While in Tampa, McCann was part of UT’s business program’s growth from 27 to 65 tenure-track faculty and when he accepted the job at JU, the Sykes College had enrolled 1,400 undergraduate students and 500 in graduate studies.

“I was having a great time running the the Leadership Center and teaching,” said McCann, who added he was being recruiting for more than one position when he made the decision to come to Jacksonville.

“I passed on a (university) president’s job as well as helping create a new business school in Baltimore at Johns Hopkins (University),” he said. “It’s one thing to be the leader of an established institution, but you will have marginal impact. I saw JU as a greater opportunity.”

When McCann arrived at UT the business college had just been accredited by the Association to Advance Collegiate Schools of Business (AACSB), the recognized standard for business schools. JU is in the process of earning the distinction and McCann said he’s confident JU will do the same.

“We will get AACSB through the sweat and tears of our faculty,” he said.

That won’t happen for another year, he added, and in the mean time, McCann has charted a conservative course for the Davis College.

“The theme here is ‘growth with quality.’ The next year will be our self-study year. We realize we can’t be everything for everybody so we have choices to make in terms of our core theme,” said McCann.

He has identified three areas of specialized study for the future of JU’s business college and all three have deep roots in Jacksonville already.

“One of our focus areas will be International Trade,” said McCann, who was in the maritime shipping business in the early 1970s before he began his career in academia.

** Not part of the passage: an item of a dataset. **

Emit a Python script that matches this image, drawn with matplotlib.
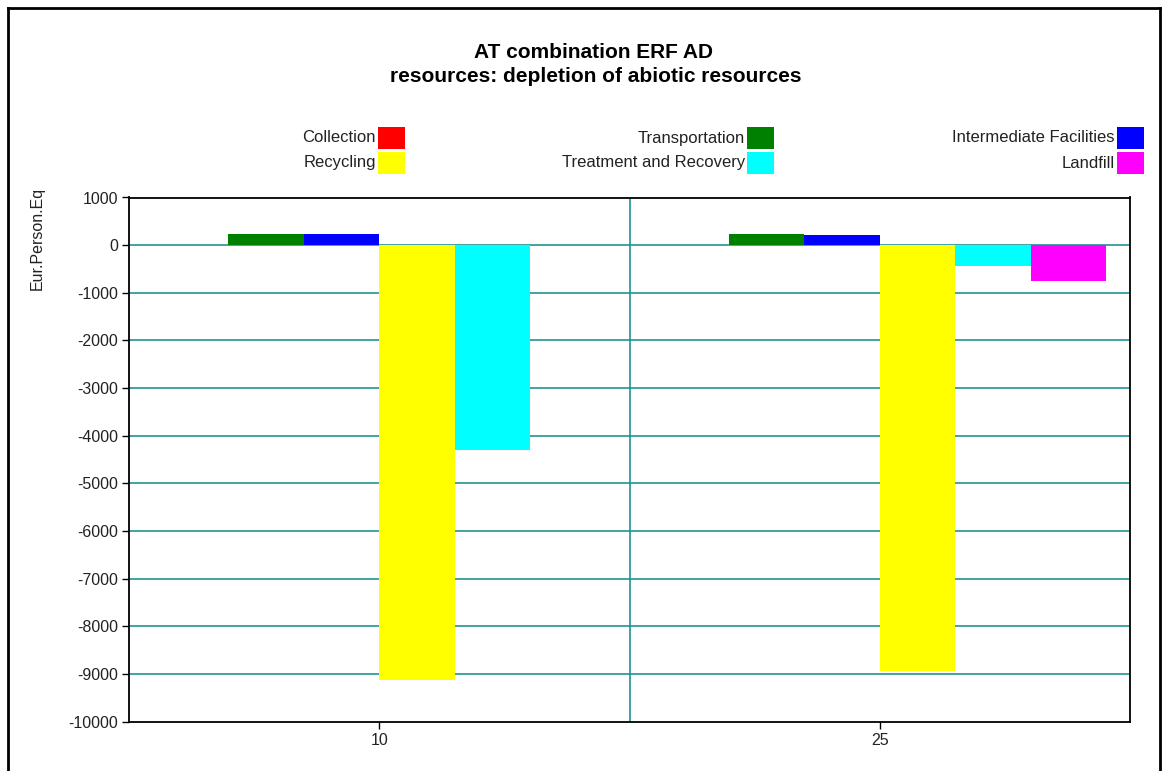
import matplotlib
matplotlib.use("Agg")
import matplotlib.pyplot as plt
from matplotlib.patches import Rectangle
from matplotlib.lines import Line2D
import numpy as np

plt.rcParams['font.family'] = ['Liberation Sans', 'DejaVu Sans']
plt.rcParams['axes.unicode_minus'] = False

# Scenario categories on the x axis
categories = ["10", "25"]

# Process stages (series) and their colours
series_names = ["Collection", "Transportation", "Intermediate Facilities",
                "Recycling", "Treatment and Recovery", "Landfill"]
series_colors = ["#FF0000", "#008000", "#0000FF", "#FFFF00", "#00FFFF", "#FF00FF"]

# Values per series, one entry per category (Eur.Person.Eq)
collection = [0, 0]
transportation = [240, 240]
intermediate = [240, 210]
recycling = [-9130, -8940]
treatment = [-4300, -430]
landfill = [0, -750]

yticks = list(range(1000, -10001, -1000))

W, H = 1168, 771
fig = plt.figure(figsize=(W / 100, H / 100), dpi=100)

def fx(px):
    return px / W

def fy(py):
    return 1 - py / H

ax = fig.add_axes([fx(129), fy(721.7), fx(1130) - fx(129), fy(197.5) - fy(721.7)])

values = [collection, transportation, intermediate, recycling, treatment, landfill]
x = np.arange(len(categories))
bw = 0.1507
n = len(series_names)
for i, (vals, col) in enumerate(zip(values, series_colors)):
    ax.bar(x + (i - (n - 1) / 2) * bw, vals, width=bw, color=col,
           edgecolor='none', zorder=3)

ax.set_xlim(-0.5, len(categories) - 0.5)
ax.set_ylim(-10000, 1000)
ax.set_yticks(yticks)
ax.set_yticklabels([str(t) for t in yticks])
ax.set_xticks(x)
ax.set_xticklabels(categories)

grid_color = '#1E9494'
for t in yticks[1:-1]:
    ax.axhline(t, color=grid_color, lw=1.2, zorder=1)
for k in range(len(categories) - 1):
    ax.axvline(k + 0.5, color=grid_color, lw=1.2, zorder=1)

for s in ax.spines.values():
    s.set_color('black')
    s.set_linewidth(1.3)
    s.set_zorder(4)

ax.tick_params(axis='both', direction='out', length=5, width=1, colors='black',
               labelsize=11.5, labelcolor='#222222', pad=3)

# axis title
fig.text(fx(37), fy(238), "Eur.Person.Eq", rotation=90, ha='center', va='center',
         fontsize=11.5, color='#222222')

# chart title
fig.text(fx(594), fy(52), "AT combination ERF AD", ha='center', va='center',
         fontsize=15, fontweight='bold', color='black')
fig.text(fx(596), fy(76), "resources: depletion of abiotic resources", ha='center',
         va='center', fontsize=15, fontweight='bold', color='black')

# legend: three columns, text right-aligned against a colour swatch
col_sq_left = [378, 747, 1117]
row_sq_top = [127, 152]
sq_w, sq_h = 27, 22
for idx, (name, col) in enumerate(zip(series_names, series_colors)):
    r, c = divmod(idx, 3)
    left = col_sq_left[c]
    top = row_sq_top[r]
    fig.add_artist(Rectangle((fx(left), fy(top + sq_h)), fx(sq_w), sq_h / H,
                             transform=fig.transFigure, facecolor=col,
                             edgecolor='none'))
    fig.text(fx(left - 2), fy(top + sq_h / 2), name, ha='right', va='center',
             fontsize=12, color='#222222')

# outer frame
for (x0, y0, x1, y1) in [(8, 8, 8, 775), (8, 8, 1160, 8), (1160, 8, 1160, 775)]:
    fig.add_artist(Line2D([fx(x0), fx(x1)], [fy(y0), fy(y1)], color='black',
                          lw=2, transform=fig.transFigure))

fig.savefig("out.png", dpi=100)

“I was in the tug-and-barge business in Seattle and I knew Tom Crowley then,” he said, adding one of the first things McCann noticed when he visited JU before he was hired was the port’s Talleyrand Terminal that can be seen from the campus.

Another focus will be financial services.

“And I define that broadly to include not just banking and investment but insurance as well. I don’t see many programs supporting that sector,” he said.

The business of entrepreneurship is an area McCann said he feels can be particularly successful for JU and its students based on Jacksonville’s prevailing business climate and the track records of existing businesses that began not so long ago as startups.

“Jacksonville is very interesting because of its medium-size company base,” said McCann. “That means here it’s not just new venture creation, it’s venture growth. That’s different from any other aspect of business and has its own set of challenges like maintaining ownership and building a business team.”

McCann also plans to add 15 professors to the current 31-member faculty in the next year and predicted a 50 percent increase in the number of full-time faculty over the next five years. Based on what was accomplished in Tampa, that would likely result in doubling JU’s current business school enrollment of 600 undergraduates and 250 MBA candidates.

McCann has a philosophy about the transition the Davis College is experiencing. He’s also confident in his abilities, JU’s administration and the faculty.

“My challenge is to keep the team focused. I’m managing here and I’m managing there with one foot in the future while surrounded by all the details of now. It’s change management.

“JU needs stability in leadership and my record is I always leave a place much better off than when I got there. And I stay to get the job done,” said McCann.